As with the cases against Qualcomm in other nations, much of FTC’s suit sounds similar: that Qualcomm refused to follow FRAND practices on its patents, and that it used its leverage to force device manufacturers to use its modems by making competing modems more expensive via royalties. Furthermore the FTC also alleges that Qualcomm worked to prevent the adoption of competing (non-LTE) technologies altogether.

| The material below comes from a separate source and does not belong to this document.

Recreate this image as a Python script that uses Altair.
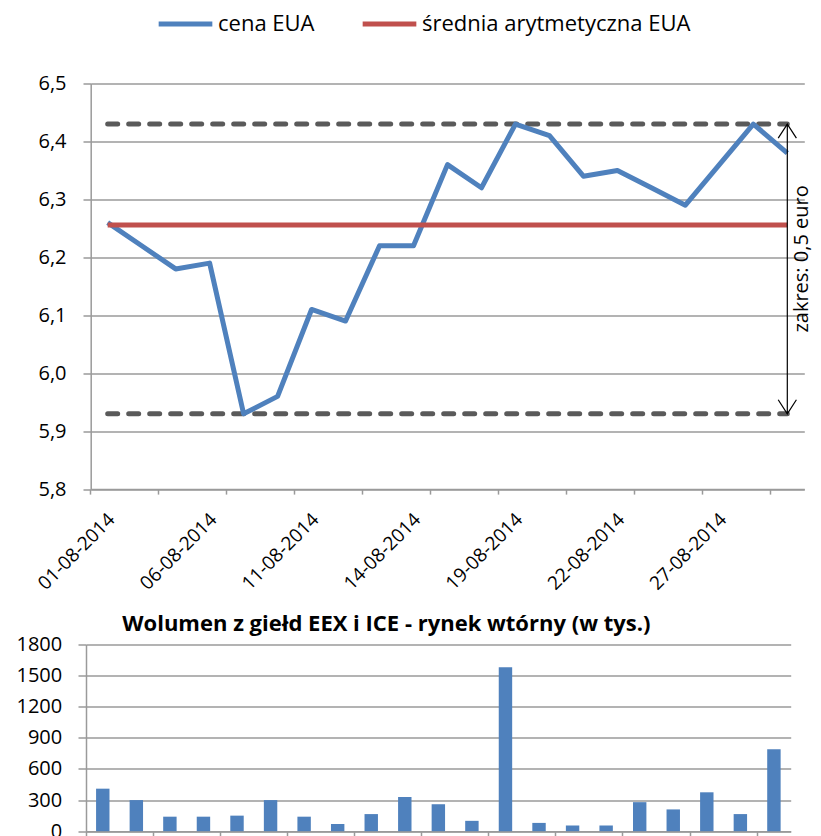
import json
import altair as alt
import pandas as pd

# ---- data ----
dates = ["01-08-2014", "04-08-2014", "05-08-2014", "06-08-2014", "07-08-2014",
         "08-08-2014", "11-08-2014", "12-08-2014", "13-08-2014", "14-08-2014",
         "15-08-2014", "18-08-2014", "19-08-2014", "20-08-2014", "21-08-2014",
         "22-08-2014", "25-08-2014", "26-08-2014", "27-08-2014", "28-08-2014",
         "29-08-2014"]
price = [6.26, 6.22, 6.18, 6.19, 5.93, 5.96, 6.11, 6.09, 6.22, 6.22, 6.36,
         6.32, 6.43, 6.41, 6.34, 6.35, 6.32, 6.29, 6.36, 6.43, 6.38]
volume = [410, 300, 140, 140, 150, 300, 140, 70, 165, 330, 260,
          100, 1580, 80, 55, 55, 280, 210, 375, 165, 790]
label_dates = ["01-08-2014", "06-08-2014", "11-08-2014", "14-08-2014",
               "19-08-2014", "22-08-2014", "27-08-2014"]
tick_dates = ["01-08-2014", "05-08-2014", "07-08-2014", "11-08-2014",
              "13-08-2014", "15-08-2014", "19-08-2014", "21-08-2014",
              "25-08-2014", "27-08-2014", "29-08-2014"]
price_ticks = [5.8, 5.9, 6.0, 6.1, 6.2, 6.3, 6.4, 6.5]
volume_ticks = [0, 300, 600, 900, 1200, 1500, 1800]
series_names = ["cena EUA", "średnia arytmetyczna EUA"]
range_label = "zakres: 0,5 euro"
volume_title = "Wolumen z giełd EEX i ICE - rynek wtórny (w tys.)"

FONT = "Open Sans"
BLUE = "#4F81BD"
RED = "#C0504D"
DASH = "#5a5a5a"
GRID = "#9a9a9a"
INK = "#000000"

price_df = pd.DataFrame({"date": dates, "price": price})
volume_df = pd.DataFrame({"date": dates, "volume": volume})

tick_test = f"indexof({json.dumps(tick_dates)}, datum.value) >= 0"
label_test = f"indexof({json.dumps(label_dates)}, datum.value) >= 0"
tick_op = {"condition": {"test": tick_test, "value": 1}, "value": 0}

x_top = alt.X(
    "date:N", sort=dates,
    scale=alt.Scale(type="band", domain=dates, range=[4.7, 718.3],
                    paddingInner=0, paddingOuter=0),
    axis=alt.Axis(title=None, bandPosition=0, grid=False,
                  domainColor=GRID, domainWidth=1.5, tickColor=GRID,
                  tickWidth=1.5, tickSize=5, tickOpacity=tick_op,
                  labelExpr=f"{label_test} ? datum.label : ''",
                  labelAngle=-45, labelAlign="right", labelBaseline="middle",
                  labelOffset=4, labelPadding=22, labelFont=FONT,
                  labelFontSize=19, labelColor=INK, labelOverlap=False),
)

price_axis = alt.Axis(title=None, values=price_ticks,
                      labelExpr="replace(format(datum.value, '.1f'), '.', ',')",
                      offset=-4.7, grid=True, gridColor=GRID, gridWidth=1.5,
                      domainColor=GRID, domainWidth=1.5, tickColor=GRID,
                      tickWidth=1.5, tickSize=7.7, labelPadding=17,
                      labelFont=FONT, labelFontSize=20, labelColor=INK)


def yq(field):
    return alt.Y(f"{field}:Q",
                 scale=alt.Scale(domain=[5.8, 6.5], nice=False, zero=False),
                 axis=price_axis)


color = alt.Color(
    "series:N",
    scale=alt.Scale(domain=series_names, range=[BLUE, RED]),
    legend=alt.Legend(orient="none", legendX=70, legendY=-89.2,
                      direction="horizontal", title=None, symbolType="stroke",
                      symbolSize=2880, symbolStrokeWidth=5, labelFont=FONT,
                      labelFontSize=22, labelColor=INK, columnPadding=37,
                      labelOffset=3, padding=0, labelLimit=400),
)

base = alt.Chart(price_df)

price_line = base.transform_calculate(
    series=f"'{series_names[0]}'"
).mark_line(strokeWidth=5, strokeJoin="round").encode(
    x=x_top, y=yq("price"), color=color)

mean_line = base.transform_joinaggregate(
    avg="mean(price)"
).transform_calculate(
    series=f"'{series_names[1]}'"
).mark_line(strokeWidth=5).encode(x=x_top, y=yq("avg"), color=color)

extremes = base.transform_joinaggregate(pmax="max(price)", pmin="min(price)")

hi_line = extremes.mark_line(color=DASH, strokeWidth=5, strokeDash=[10, 11],
                             strokeCap="round").encode(x=x_top, y=yq("pmax"))
lo_line = extremes.mark_line(color=DASH, strokeWidth=5, strokeDash=[10, 11],
                             strokeCap="round").encode(x=x_top, y=yq("pmin"))

last = extremes.transform_filter(alt.datum.date == dates[-1])

arrow = last.mark_rule(color=INK, strokeWidth=1.2).encode(
    x=x_top, y=yq("pmax"), y2="pmin:Q")
head_up = last.mark_point(shape="M-0.65,1L0,0L0.65,1", size=784, filled=False,
                          color=INK, strokeWidth=1.2, opacity=1).encode(
    x=x_top, y=yq("pmax"))
head_dn = last.mark_point(shape="M-0.65,-1L0,0L0.65,-1", size=784, filled=False,
                          color=INK, strokeWidth=1.2, opacity=1).encode(
    x=x_top, y=yq("pmin"))
range_text = last.transform_calculate(
    mid="(datum.pmax + datum.pmin) / 2"
).mark_text(angle=270, align="center", baseline="alphabetic", dx=10, dy=21,
            font=FONT, fontSize=20, color=INK).encode(
    x=x_top, y=yq("mid"), text=alt.value(range_label))

top = alt.layer(hi_line, lo_line, price_line, mean_line, arrow, head_up,
                head_dn, range_text).properties(width=718.3, height=405.6)

x_bot = alt.X(
    "date:N", sort=dates,
    scale=alt.Scale(type="band", domain=dates, paddingInner=0, paddingOuter=0),
    axis=alt.Axis(title=None, labels=False, bandPosition=0, grid=False,
                  domainColor=GRID, domainWidth=1.5, tickColor=GRID,
                  tickWidth=1.5, tickSize=8, tickOpacity=tick_op),
)
y_bot = alt.Y(
    "volume:Q", scale=alt.Scale(domain=[0, 1800], nice=False),
    axis=alt.Axis(title=None, values=volume_ticks, format="d", grid=True,
                  gridColor=GRID, gridWidth=1.5, domainColor=GRID,
                  domainWidth=1.5, tickColor=GRID, tickWidth=1.5, tickSize=8,
                  labelPadding=16.3, labelFont=FONT, labelFontSize=20,
                  labelColor=INK, minExtent=73),
)

bottom = alt.Chart(
    volume_df,
    title=alt.Title(volume_title, font=FONT, fontSize=22, fontWeight="bold",
                    color=INK, anchor="middle", frame="group", dx=-52,
                    baseline="alphabetic", offset=0, dy=18.7),
).mark_bar(color=BLUE, width=alt.RelativeBandSize(0.4)).encode(
    x=x_bot, y=y_bot).properties(width=704.7, height=186.7)

chart = alt.vconcat(top, bottom, spacing=155, bounds="flush").properties(
    padding={"left": 5, "top": -14.5, "right": 0, "bottom": 5}
).configure_view(stroke=None)

chart.save("out.html", embed_options={"renderer": "svg", "actions": False})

The FTC summarizes their key points as follows:

  1. [Qualcomm] Maintains a “no license, no chips” policy under which it will supply its baseband processors only on the condition that cell phone manufacturers agree to Qualcomm’s preferred license terms. The FTC alleges that this tactic forces cell phone manufacturers to pay elevated royalties to Qualcomm on products that use a competitor’s baseband processors. According to the Commission’s complaint, this is an anticompetitive tax on the use of rivals’ processors. “No license, no chips” is a condition that other suppliers of semiconductor devices do not impose. The risk of losing access to Qualcomm baseband processors is too great for a cell phone manufacturer to bear because it would preclude the manufacturer from selling phones for use on important cellular networks.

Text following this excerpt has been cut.